The task of painting the ship's waterline is important for operations since it marks the level at which the ship floats in the water, but it can also be a long and expensive project given the size of the aircraft carrier.
"It's good to save the carrier money because we can use those funds for Morale, Welfare and Recreation (MWR) and other command functions," said Boatswain's Mate 3rd Class Michael Sternberg.
The process of painting the waterline is a difficult task during which a crew of three Sailors transits the water around the ship in order to prepare for painting. A site supervisor ensures all proper personnel equipment is used since safety is paramount due to all the hazards involved.
With crew certification, current projects and other shipboard tasks, deck department took this project on a moment's notice.

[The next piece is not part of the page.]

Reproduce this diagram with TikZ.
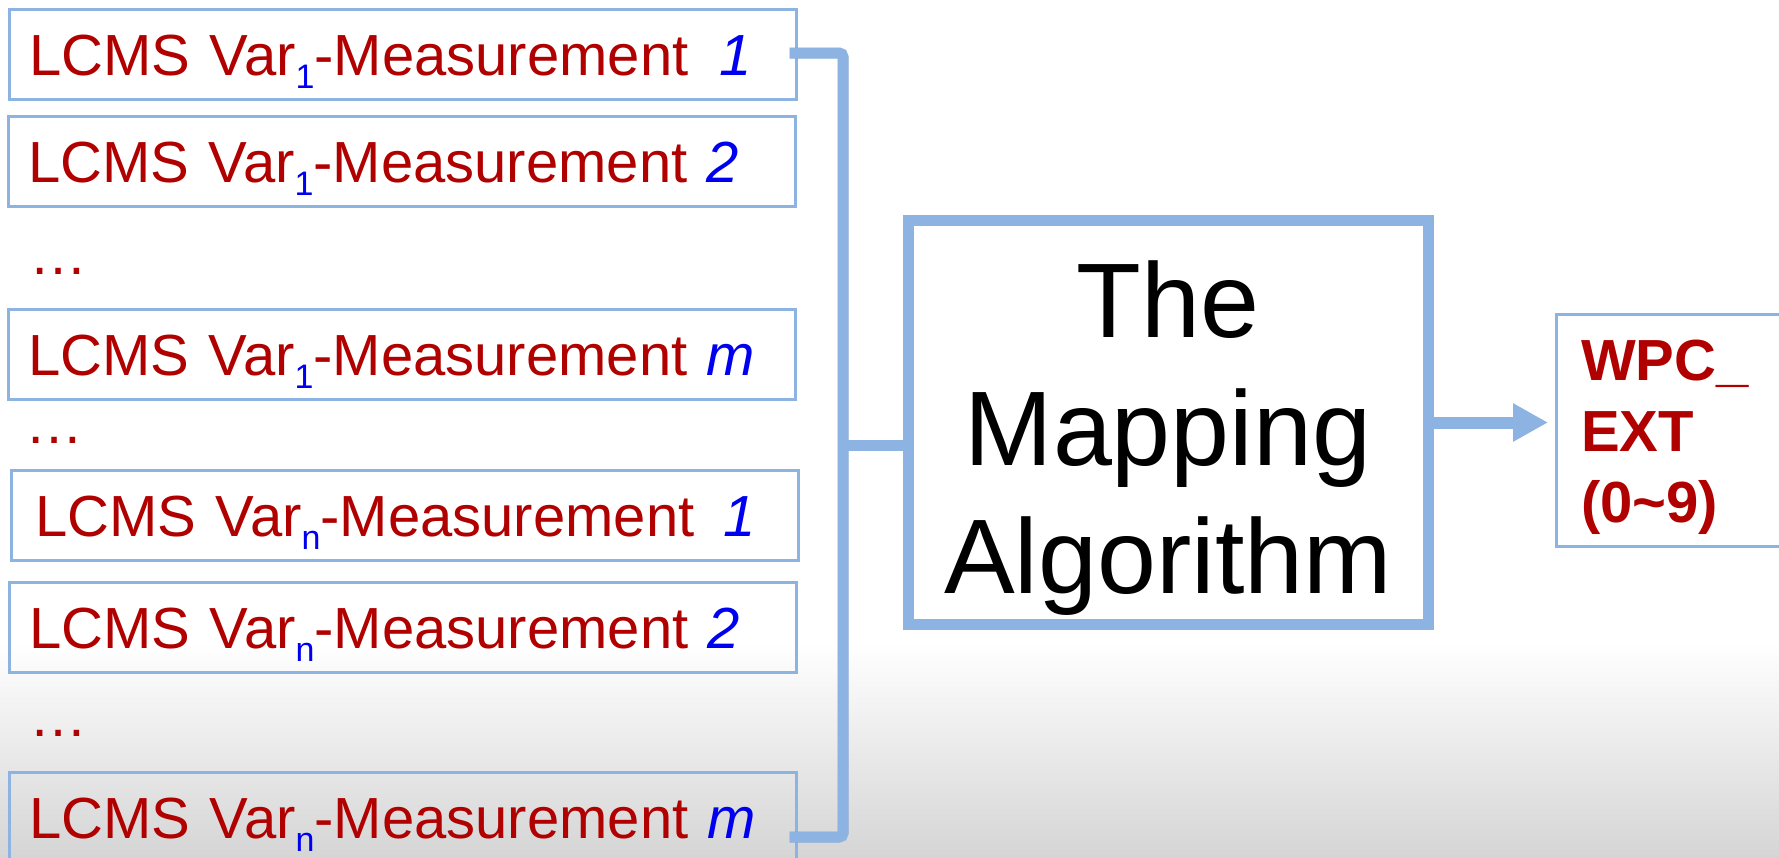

"I know taking the project head on is better than to outsource it because it brings a sense of pride to the department, and it brings us one step closer to going out to sea." said Boatswain's Mate 1st Class (SW/AW) Anna L. Brooks.
Carl Vinson is completing its scheduled refueling complex overhaul (RCOH) at Northrop Grumman Shipbuilding. The RCOH is an extensive yard period that all Nimitz-class aircraft carriers go through near the mid-point of their 50-year life cycle.
During RCOH, Carl Vinson's nuclear fuel has been replenished and the ship's services and infrastructure upgraded to make her the most state-of-the-art aircraft carrier in the fleet and prepare for another 25 years or more of service.